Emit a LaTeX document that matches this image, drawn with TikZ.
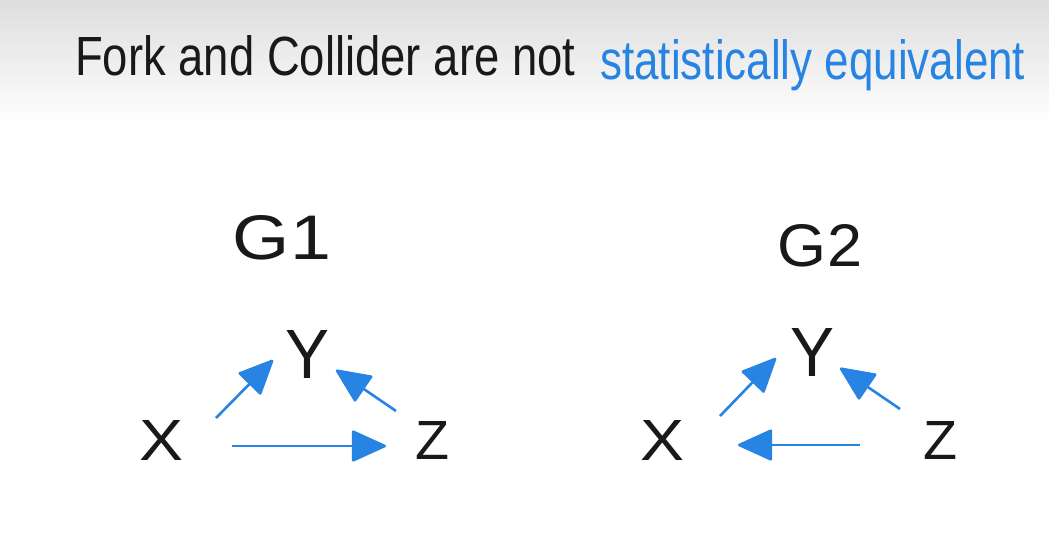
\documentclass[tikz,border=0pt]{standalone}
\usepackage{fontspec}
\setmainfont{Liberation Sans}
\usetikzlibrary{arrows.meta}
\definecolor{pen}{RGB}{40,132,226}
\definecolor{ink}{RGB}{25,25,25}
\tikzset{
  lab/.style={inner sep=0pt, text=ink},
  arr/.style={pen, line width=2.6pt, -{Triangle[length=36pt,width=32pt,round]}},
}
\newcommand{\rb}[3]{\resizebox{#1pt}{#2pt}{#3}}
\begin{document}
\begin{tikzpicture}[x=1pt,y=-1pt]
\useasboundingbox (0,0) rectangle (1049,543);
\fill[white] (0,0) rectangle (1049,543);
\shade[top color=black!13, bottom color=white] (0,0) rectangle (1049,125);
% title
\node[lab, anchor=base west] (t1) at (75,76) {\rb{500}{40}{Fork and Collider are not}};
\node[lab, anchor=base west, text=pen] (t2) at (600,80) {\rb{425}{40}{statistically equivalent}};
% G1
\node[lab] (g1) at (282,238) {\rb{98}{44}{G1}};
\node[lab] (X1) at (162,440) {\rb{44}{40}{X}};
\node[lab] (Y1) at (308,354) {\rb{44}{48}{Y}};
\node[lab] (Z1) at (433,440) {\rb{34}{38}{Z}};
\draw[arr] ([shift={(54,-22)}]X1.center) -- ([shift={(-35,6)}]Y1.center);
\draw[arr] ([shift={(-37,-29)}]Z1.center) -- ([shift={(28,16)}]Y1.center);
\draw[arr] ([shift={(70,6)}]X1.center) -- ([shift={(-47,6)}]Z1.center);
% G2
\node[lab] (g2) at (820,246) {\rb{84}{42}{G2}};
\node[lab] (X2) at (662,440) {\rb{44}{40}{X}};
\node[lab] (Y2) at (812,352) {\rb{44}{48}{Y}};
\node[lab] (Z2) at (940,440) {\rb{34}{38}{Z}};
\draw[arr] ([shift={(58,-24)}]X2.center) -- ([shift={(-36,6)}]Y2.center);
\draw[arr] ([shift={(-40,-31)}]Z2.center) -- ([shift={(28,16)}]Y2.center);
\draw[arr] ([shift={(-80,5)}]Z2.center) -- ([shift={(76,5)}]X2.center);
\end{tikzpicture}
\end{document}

■ **Written request**: Leave the images out and output the remaining material exactly as it stands.

■ **The reply**:
Emit a LaTeX document that matches this image, drawn with TikZ.
\documentclass[tikz,border=0pt]{standalone}
\usepackage{fontspec}
\setmainfont{Liberation Sans}
\usetikzlibrary{arrows.meta}
\definecolor{pen}{RGB}{40,132,226}
\definecolor{ink}{RGB}{25,25,25}
\tikzset{
  lab/.style={inner sep=0pt, text=ink},
  arr/.style={pen, line width=2.6pt, -{Triangle[length=36pt,width=32pt,round]}},
}
\newcommand{\rb}[3]{\resizebox{#1pt}{#2pt}{#3}}
\begin{document}
\begin{tikzpicture}[x=1pt,y=-1pt]
\useasboundingbox (0,0) rectangle (1049,543);
\fill[white] (0,0) rectangle (1049,543);
\shade[top color=black!13, bottom color=white] (0,0) rectangle (1049,125);
% title
\node[lab, anchor=base west] (t1) at (75,76) {\rb{500}{40}{Fork and Collider are not}};
\node[lab, anchor=base west, text=pen] (t2) at (600,80) {\rb{425}{40}{statistically equivalent}};
% G1
\node[lab] (g1) at (282,238) {\rb{98}{44}{G1}};
\node[lab] (X1) at (162,440) {\rb{44}{40}{X}};
\node[lab] (Y1) at (308,354) {\rb{44}{48}{Y}};
\node[lab] (Z1) at (433,440) {\rb{34}{38}{Z}};
\draw[arr] ([shift={(54,-22)}]X1.center) -- ([shift={(-35,6)}]Y1.center);
\draw[arr] ([shift={(-37,-29)}]Z1.center) -- ([shift={(28,16)}]Y1.center);
\draw[arr] ([shift={(70,6)}]X1.center) -- ([shift={(-47,6)}]Z1.center);
% G2
\node[lab] (g2) at (820,246) {\rb{84}{42}{G2}};
\node[lab] (X2) at (662,440) {\rb{44}{40}{X}};
\node[lab] (Y2) at (812,352) {\rb{44}{48}{Y}};
\node[lab] (Z2) at (940,440) {\rb{34}{38}{Z}};
\draw[arr] ([shift={(58,-24)}]X2.center) -- ([shift={(-36,6)}]Y2.center);
\draw[arr] ([shift={(-40,-31)}]Z2.center) -- ([shift={(28,16)}]Y2.center);
\draw[arr] ([shift={(-80,5)}]Z2.center) -- ([shift={(76,5)}]X2.center);
\end{tikzpicture}
\end{document}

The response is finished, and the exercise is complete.